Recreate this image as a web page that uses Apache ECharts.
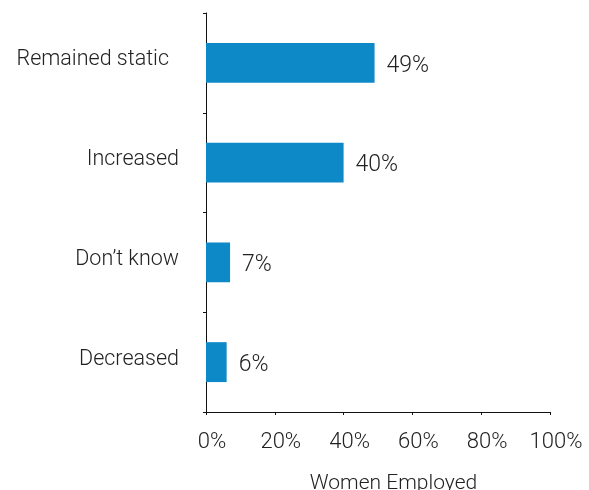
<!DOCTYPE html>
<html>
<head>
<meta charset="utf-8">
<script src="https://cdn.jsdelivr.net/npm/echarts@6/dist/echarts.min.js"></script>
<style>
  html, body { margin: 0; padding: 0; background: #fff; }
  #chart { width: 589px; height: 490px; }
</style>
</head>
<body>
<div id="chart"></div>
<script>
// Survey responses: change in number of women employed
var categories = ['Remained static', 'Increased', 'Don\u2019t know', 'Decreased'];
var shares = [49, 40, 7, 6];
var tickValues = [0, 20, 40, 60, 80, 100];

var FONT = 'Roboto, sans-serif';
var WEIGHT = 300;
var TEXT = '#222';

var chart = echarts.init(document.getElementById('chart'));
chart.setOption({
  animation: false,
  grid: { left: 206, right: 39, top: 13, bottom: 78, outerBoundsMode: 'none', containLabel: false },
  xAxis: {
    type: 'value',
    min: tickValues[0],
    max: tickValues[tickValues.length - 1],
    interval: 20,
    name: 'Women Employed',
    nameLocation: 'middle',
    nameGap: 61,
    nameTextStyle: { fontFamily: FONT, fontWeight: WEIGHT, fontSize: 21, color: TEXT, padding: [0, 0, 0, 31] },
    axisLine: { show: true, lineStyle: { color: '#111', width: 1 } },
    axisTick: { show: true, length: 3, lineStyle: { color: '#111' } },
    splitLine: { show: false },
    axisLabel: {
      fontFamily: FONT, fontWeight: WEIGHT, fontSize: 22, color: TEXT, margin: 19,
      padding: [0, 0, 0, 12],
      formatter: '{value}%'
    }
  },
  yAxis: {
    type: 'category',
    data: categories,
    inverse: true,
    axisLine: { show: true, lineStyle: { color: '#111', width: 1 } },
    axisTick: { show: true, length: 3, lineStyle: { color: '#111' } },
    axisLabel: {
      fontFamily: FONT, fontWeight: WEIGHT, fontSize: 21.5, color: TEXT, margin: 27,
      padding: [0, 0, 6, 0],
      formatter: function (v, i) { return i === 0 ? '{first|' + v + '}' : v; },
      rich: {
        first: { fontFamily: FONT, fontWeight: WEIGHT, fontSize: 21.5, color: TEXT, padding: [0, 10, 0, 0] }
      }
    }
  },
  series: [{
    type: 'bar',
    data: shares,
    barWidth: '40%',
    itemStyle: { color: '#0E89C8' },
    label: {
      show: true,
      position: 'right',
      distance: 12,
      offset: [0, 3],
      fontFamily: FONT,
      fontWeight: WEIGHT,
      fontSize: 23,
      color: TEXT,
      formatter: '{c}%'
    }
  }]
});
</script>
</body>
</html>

• • • • • • •

> GIVEN EXERCISE
Transcribe the opening line of the listing above, please, and every line after it through the line with "var TEXT = '#222';", word for word, without pictures.

> TASK ANSWER
Recreate this image as a web page that uses Apache ECharts.
<!DOCTYPE html>
<html>
<head>
<meta charset="utf-8">
<script src="https://cdn.jsdelivr.net/npm/echarts@6/dist/echarts.min.js"></script>
<style>
  html, body { margin: 0; padding: 0; background: #fff; }
  #chart { width: 589px; height: 490px; }
</style>
</head>
<body>
<div id="chart"></div>
<script>
// Survey responses: change in number of women employed
var categories = ['Remained static', 'Increased', 'Don\u2019t know', 'Decreased'];
var shares = [49, 40, 7, 6];
var tickValues = [0, 20, 40, 60, 80, 100];

var FONT = 'Roboto, sans-serif';
var WEIGHT = 300;
var TEXT = '#222';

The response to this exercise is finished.